Poland’s central bank said decisions about interest rates in coming months will depend on how far inflation will fall below the bank’s target and the level of economic activity in the country.
    The National Bank of Poland (NBP), which earlier today left its policy rate steady at 3.25 percent, said economic activity may gradually improve in coming months but it “will probably remain moderate, which will continue to contain inflationary pressure.”
    Last month the NBP signaled that it was likely to have concluded its five-month-old rate cutting campaign, but today’s statement indicates the bank is now much more uncertain about its next move and leaning toward further rate cuts if inflation remains below the bank’s target.

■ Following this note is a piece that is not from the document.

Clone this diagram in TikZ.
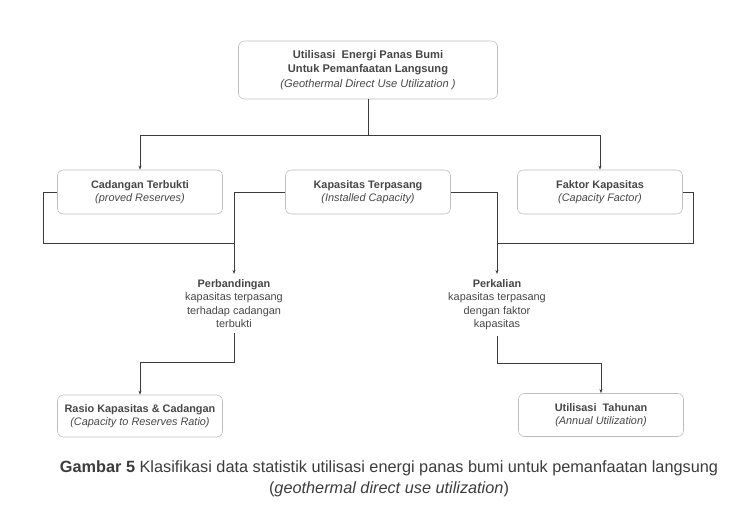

    In February, Poland’s inflation rate tumbled to 1.3 percent in February from 1.7 percent in January, the lowest rate since early 2006, and well below the NBP’s inflation target of 2.5 percent target, plus/minus one percentage point.
    “There was also a decline in core inflation measures, which confirms weak demand pressure prevailing in the economy,” the central bank said, adding inflationary expectations among households and businesses also declined further.
    Economic activity in Poland in the first quarter of this year was low, the NBP said, with lending to the corporate sector and households also low.

    The unemployment rate rose to a six-year high of 14.4 percent in February and this is constraining wage growth, the bank said. 
    Polish retail sales rose marginally in February from January, but on an annual basis they were down 0.8 percent.
     In the fourth quarter of 2012, Gross Domestic Product grew by 0.2 percent from the third quarter for annual growth of 1.1 percent.
    Global economic activity also remains low, despite a gradual improvement, the central bank said, adding that activity in Germany – a key trading partner – rebounded at the start of the year but corporate sentiment had deteriorated more recently.
    The central bank started cutting rates in November and since then it has cut by a total of 150 basis points, most recently by 50 basis points in March.
   “The Council’s decisions in the following months will depend on the assessment of the incoming data with regard to the probability of inflation remaining markedly below the NBP inflation target and regarding economic activity,” the NBP said.